- [Instruction]
In the entries below, find the line with "Write the Bokeh code for this chart." and the line with "100.25, 99.75, 99.75]", then retype both and everything between them exactly. Do not copy the pictures.

--- Start Extracted entries ---

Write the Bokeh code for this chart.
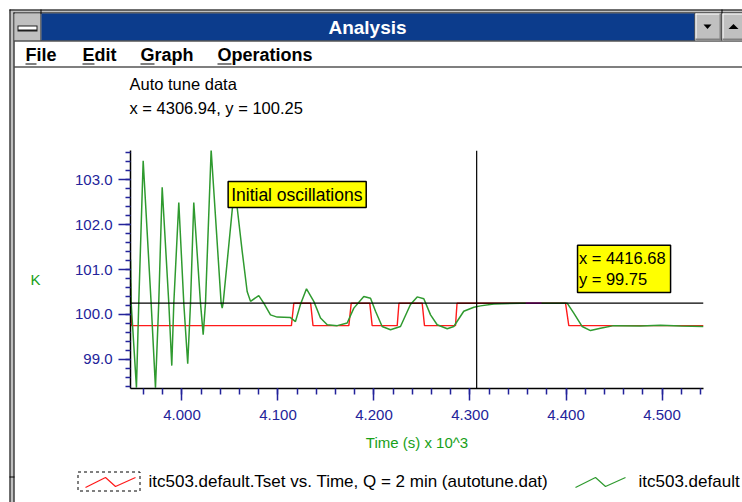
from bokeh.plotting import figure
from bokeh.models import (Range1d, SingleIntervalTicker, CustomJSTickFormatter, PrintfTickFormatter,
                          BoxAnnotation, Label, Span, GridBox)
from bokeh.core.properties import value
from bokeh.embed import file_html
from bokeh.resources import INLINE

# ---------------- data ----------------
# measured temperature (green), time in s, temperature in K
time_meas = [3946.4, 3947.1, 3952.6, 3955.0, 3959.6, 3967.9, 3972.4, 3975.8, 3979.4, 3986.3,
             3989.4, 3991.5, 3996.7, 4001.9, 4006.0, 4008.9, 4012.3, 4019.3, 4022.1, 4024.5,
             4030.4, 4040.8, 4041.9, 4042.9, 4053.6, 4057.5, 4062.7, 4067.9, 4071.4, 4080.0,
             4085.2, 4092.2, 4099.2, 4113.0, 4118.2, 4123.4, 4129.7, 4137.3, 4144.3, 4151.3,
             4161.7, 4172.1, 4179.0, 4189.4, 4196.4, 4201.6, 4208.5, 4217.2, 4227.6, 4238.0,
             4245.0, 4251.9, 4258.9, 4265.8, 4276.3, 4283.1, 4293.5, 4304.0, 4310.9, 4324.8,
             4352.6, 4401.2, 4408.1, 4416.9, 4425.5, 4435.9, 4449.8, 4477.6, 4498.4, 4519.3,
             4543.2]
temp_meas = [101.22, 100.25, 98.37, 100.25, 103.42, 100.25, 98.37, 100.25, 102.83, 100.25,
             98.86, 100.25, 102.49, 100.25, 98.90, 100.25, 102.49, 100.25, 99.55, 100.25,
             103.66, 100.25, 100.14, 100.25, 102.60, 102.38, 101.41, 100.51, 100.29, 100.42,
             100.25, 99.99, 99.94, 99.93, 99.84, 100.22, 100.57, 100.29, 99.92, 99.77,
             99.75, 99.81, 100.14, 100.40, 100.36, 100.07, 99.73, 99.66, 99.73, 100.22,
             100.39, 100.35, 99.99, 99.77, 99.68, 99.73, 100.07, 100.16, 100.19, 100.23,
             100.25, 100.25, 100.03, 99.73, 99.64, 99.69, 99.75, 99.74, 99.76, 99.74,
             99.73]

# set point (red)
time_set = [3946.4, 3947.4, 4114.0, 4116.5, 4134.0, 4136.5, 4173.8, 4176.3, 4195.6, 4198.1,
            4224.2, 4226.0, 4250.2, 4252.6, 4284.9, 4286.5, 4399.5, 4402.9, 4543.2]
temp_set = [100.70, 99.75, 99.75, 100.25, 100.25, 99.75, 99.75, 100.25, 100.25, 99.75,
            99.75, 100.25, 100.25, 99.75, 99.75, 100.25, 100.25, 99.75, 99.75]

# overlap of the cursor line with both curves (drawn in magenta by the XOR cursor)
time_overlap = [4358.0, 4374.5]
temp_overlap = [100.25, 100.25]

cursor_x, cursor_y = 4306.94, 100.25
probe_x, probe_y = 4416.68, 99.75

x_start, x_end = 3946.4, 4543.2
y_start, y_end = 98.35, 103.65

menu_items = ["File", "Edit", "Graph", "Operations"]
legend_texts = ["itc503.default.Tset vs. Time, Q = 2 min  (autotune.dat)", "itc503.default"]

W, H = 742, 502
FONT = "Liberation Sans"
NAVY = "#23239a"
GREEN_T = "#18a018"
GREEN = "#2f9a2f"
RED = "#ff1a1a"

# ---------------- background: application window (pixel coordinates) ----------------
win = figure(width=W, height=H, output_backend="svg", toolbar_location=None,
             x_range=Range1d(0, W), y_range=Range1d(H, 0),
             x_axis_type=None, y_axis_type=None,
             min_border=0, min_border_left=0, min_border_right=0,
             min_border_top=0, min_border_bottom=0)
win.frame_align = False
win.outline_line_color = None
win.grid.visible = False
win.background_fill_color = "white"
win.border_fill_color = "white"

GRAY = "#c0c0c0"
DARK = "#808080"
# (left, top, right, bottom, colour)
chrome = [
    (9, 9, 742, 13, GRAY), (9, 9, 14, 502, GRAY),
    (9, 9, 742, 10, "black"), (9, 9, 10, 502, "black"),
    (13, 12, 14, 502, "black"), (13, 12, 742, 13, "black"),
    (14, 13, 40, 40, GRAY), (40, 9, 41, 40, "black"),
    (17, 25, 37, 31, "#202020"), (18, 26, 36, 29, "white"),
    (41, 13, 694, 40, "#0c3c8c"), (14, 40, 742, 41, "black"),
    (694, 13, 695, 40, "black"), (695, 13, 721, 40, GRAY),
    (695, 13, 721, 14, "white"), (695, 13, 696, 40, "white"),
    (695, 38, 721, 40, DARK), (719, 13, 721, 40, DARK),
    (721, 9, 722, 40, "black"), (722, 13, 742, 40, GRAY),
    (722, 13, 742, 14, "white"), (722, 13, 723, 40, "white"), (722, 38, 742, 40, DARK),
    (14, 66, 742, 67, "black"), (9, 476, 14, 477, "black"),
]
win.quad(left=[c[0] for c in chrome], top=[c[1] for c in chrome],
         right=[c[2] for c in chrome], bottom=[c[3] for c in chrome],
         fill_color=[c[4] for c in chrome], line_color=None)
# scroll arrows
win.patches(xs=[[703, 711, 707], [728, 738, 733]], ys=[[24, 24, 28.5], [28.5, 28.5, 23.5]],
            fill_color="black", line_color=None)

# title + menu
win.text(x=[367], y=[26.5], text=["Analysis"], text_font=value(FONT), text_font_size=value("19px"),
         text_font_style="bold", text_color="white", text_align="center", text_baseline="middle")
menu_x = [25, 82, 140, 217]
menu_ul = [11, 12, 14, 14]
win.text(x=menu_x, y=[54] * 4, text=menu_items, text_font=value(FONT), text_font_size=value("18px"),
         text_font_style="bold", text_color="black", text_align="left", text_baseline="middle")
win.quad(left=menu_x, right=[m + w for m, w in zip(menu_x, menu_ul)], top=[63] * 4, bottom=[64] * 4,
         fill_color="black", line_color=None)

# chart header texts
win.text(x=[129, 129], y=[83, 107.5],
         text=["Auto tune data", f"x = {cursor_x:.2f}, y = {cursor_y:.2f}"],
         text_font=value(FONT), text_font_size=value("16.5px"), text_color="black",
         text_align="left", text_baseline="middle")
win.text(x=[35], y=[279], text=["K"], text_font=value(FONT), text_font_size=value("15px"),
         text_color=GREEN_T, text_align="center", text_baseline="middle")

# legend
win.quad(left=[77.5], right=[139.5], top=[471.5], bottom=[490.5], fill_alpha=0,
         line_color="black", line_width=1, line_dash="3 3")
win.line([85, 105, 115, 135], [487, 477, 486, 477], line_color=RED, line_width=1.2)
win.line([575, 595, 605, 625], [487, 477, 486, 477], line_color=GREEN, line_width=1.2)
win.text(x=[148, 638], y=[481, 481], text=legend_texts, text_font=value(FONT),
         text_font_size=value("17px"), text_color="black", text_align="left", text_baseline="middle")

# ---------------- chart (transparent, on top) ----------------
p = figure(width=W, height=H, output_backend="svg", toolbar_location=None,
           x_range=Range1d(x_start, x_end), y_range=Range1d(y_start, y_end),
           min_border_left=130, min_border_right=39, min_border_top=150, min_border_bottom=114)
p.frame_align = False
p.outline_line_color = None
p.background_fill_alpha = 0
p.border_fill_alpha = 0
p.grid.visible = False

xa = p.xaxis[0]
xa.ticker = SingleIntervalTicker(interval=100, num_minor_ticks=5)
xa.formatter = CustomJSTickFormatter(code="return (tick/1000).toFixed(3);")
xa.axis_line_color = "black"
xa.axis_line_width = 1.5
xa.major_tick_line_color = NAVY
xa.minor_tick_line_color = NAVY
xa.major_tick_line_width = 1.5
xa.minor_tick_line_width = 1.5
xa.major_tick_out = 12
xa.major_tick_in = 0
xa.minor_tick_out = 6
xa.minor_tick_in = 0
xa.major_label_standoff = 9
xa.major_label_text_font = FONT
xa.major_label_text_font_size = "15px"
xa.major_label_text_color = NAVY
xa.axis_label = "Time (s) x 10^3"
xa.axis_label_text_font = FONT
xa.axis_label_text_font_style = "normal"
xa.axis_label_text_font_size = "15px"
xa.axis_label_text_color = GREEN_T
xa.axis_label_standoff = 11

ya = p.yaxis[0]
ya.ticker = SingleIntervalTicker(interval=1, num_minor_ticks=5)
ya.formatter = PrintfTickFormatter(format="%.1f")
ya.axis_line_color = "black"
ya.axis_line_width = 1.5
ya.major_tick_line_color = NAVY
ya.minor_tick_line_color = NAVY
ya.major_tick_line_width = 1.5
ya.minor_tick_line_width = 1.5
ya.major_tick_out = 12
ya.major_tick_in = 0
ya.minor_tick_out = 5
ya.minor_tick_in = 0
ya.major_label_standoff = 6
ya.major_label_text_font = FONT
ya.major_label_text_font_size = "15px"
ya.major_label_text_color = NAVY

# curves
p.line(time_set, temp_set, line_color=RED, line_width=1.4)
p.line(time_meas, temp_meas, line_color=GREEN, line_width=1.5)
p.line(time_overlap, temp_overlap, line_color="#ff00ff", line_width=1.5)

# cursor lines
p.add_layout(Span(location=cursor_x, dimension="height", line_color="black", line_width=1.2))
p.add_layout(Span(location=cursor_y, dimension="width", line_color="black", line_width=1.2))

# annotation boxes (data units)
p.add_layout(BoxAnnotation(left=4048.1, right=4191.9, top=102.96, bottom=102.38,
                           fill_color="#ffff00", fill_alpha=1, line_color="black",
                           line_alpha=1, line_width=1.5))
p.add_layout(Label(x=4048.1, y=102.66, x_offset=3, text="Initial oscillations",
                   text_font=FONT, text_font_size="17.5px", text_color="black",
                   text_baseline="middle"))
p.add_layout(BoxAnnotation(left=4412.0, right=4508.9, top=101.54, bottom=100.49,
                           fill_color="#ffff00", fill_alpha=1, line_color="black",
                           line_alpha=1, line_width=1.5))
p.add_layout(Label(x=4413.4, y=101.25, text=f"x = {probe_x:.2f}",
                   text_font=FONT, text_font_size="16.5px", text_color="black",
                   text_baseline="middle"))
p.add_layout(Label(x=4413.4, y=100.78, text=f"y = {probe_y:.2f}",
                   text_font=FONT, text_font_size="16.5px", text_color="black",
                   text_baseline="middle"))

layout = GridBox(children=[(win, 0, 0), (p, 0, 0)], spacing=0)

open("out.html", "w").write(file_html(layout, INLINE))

--- End Extracted entries ---
--- Start Extracted entries ---

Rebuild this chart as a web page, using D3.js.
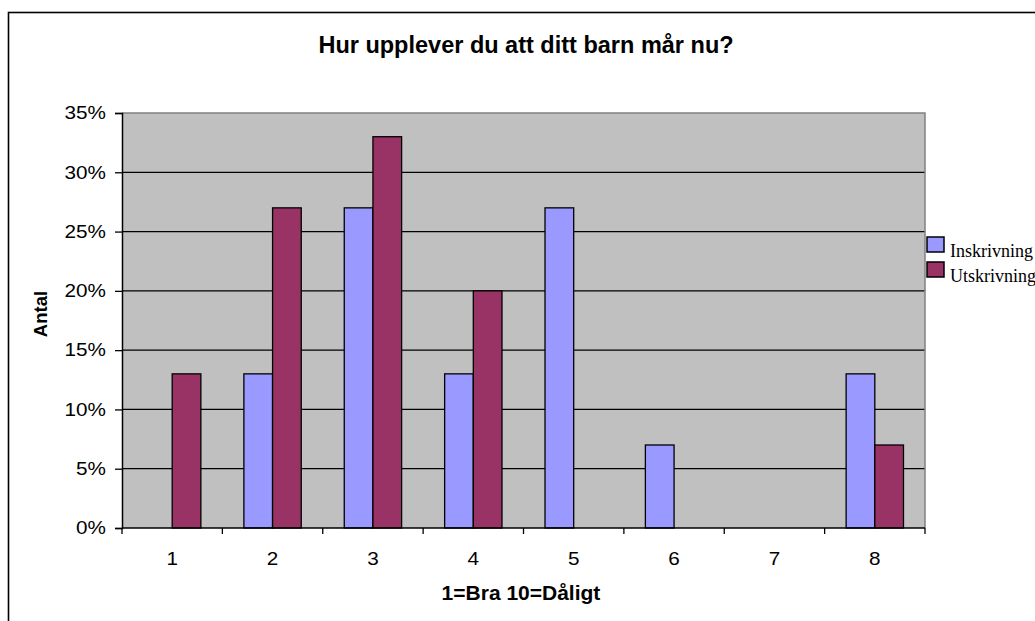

--- End Extracted entries ---

- [Answer to the problem]
Write the Bokeh code for this chart.
from bokeh.plotting import figure
from bokeh.models import (Range1d, SingleIntervalTicker, CustomJSTickFormatter, PrintfTickFormatter,
                          BoxAnnotation, Label, Span, GridBox)
from bokeh.core.properties import value
from bokeh.embed import file_html
from bokeh.resources import INLINE

# ---------------- data ----------------
# measured temperature (green), time in s, temperature in K
time_meas = [3946.4, 3947.1, 3952.6, 3955.0, 3959.6, 3967.9, 3972.4, 3975.8, 3979.4, 3986.3,
             3989.4, 3991.5, 3996.7, 4001.9, 4006.0, 4008.9, 4012.3, 4019.3, 4022.1, 4024.5,
             4030.4, 4040.8, 4041.9, 4042.9, 4053.6, 4057.5, 4062.7, 4067.9, 4071.4, 4080.0,
             4085.2, 4092.2, 4099.2, 4113.0, 4118.2, 4123.4, 4129.7, 4137.3, 4144.3, 4151.3,
             4161.7, 4172.1, 4179.0, 4189.4, 4196.4, 4201.6, 4208.5, 4217.2, 4227.6, 4238.0,
             4245.0, 4251.9, 4258.9, 4265.8, 4276.3, 4283.1, 4293.5, 4304.0, 4310.9, 4324.8,
             4352.6, 4401.2, 4408.1, 4416.9, 4425.5, 4435.9, 4449.8, 4477.6, 4498.4, 4519.3,
             4543.2]
temp_meas = [101.22, 100.25, 98.37, 100.25, 103.42, 100.25, 98.37, 100.25, 102.83, 100.25,
             98.86, 100.25, 102.49, 100.25, 98.90, 100.25, 102.49, 100.25, 99.55, 100.25,
             103.66, 100.25, 100.14, 100.25, 102.60, 102.38, 101.41, 100.51, 100.29, 100.42,
             100.25, 99.99, 99.94, 99.93, 99.84, 100.22, 100.57, 100.29, 99.92, 99.77,
             99.75, 99.81, 100.14, 100.40, 100.36, 100.07, 99.73, 99.66, 99.73, 100.22,
             100.39, 100.35, 99.99, 99.77, 99.68, 99.73, 100.07, 100.16, 100.19, 100.23,
             100.25, 100.25, 100.03, 99.73, 99.64, 99.69, 99.75, 99.74, 99.76, 99.74,
             99.73]

# set point (red)
time_set = [3946.4, 3947.4, 4114.0, 4116.5, 4134.0, 4136.5, 4173.8, 4176.3, 4195.6, 4198.1,
            4224.2, 4226.0, 4250.2, 4252.6, 4284.9, 4286.5, 4399.5, 4402.9, 4543.2]
temp_set = [100.70, 99.75, 99.75, 100.25, 100.25, 99.75, 99.75, 100.25, 100.25, 99.75,
            99.75, 100.25, 100.25, 99.75, 99.75, 100.25, 100.25, 99.75, 99.75]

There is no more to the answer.